There was a great deal of uncertainty in the discussions held in Bonn, Germany, 4–14 June in preparation for the UN Framework Convention on Climate Change negotiations later this year in Lima, and in Paris in 2015. This hinged upon what will be contained in the new institutional arrangements for reducing emissions, to be developed in the second commitment period, which replaces the Kyoto Protocol. At the time of writing, it is not yet clear exactly what mechanisms will be put in place. The old architecture favoured market-driven mechanisms, but an ongoing alternative viewpoint that favours non-market-based approaches gained some traction, notably in discussions relating to REDD+. What is not clear is whether this is because developing countries object philosophically to the use of capital markets to stimulate emission reduction through forests, or because the current price of carbon is so low at present.

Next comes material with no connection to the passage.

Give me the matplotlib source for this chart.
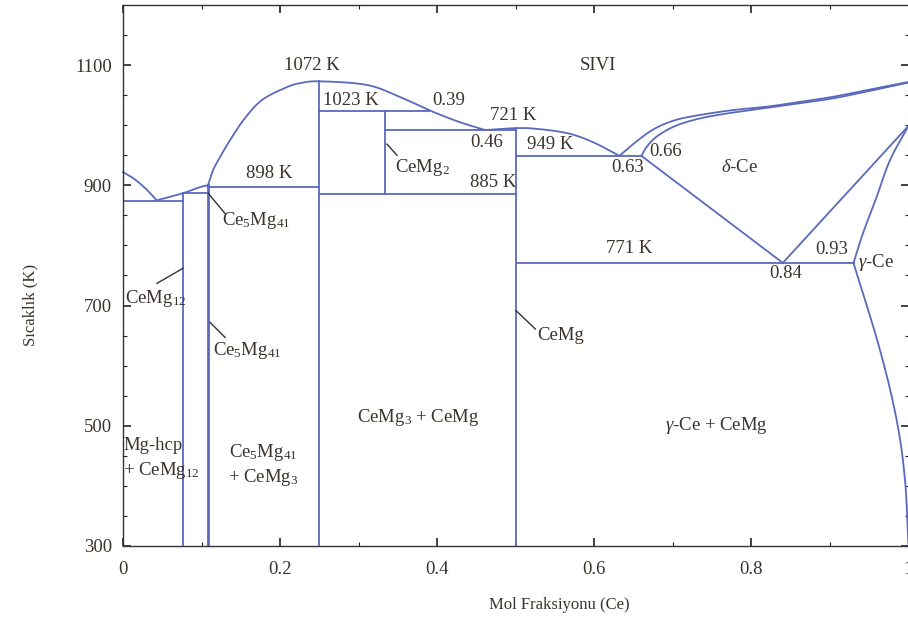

There was also a considerable degree of jockeying for power regarding future funding mechanisms within the next commitment period. The Global Environment Facility has previously played a key role in managing, channelling, and disbursing developed country donor contributions via a multitude of funds, to developing countries. The Green Climate Fund, a product of the Conference of Parties 16 in Cancun (2010), is now likely to be the lead fund for climate action. It is difficult to tell if these developments will contribute anything substantive enough to reduce emissions by the necessary amount required to avoid dangerous human-induced climate change.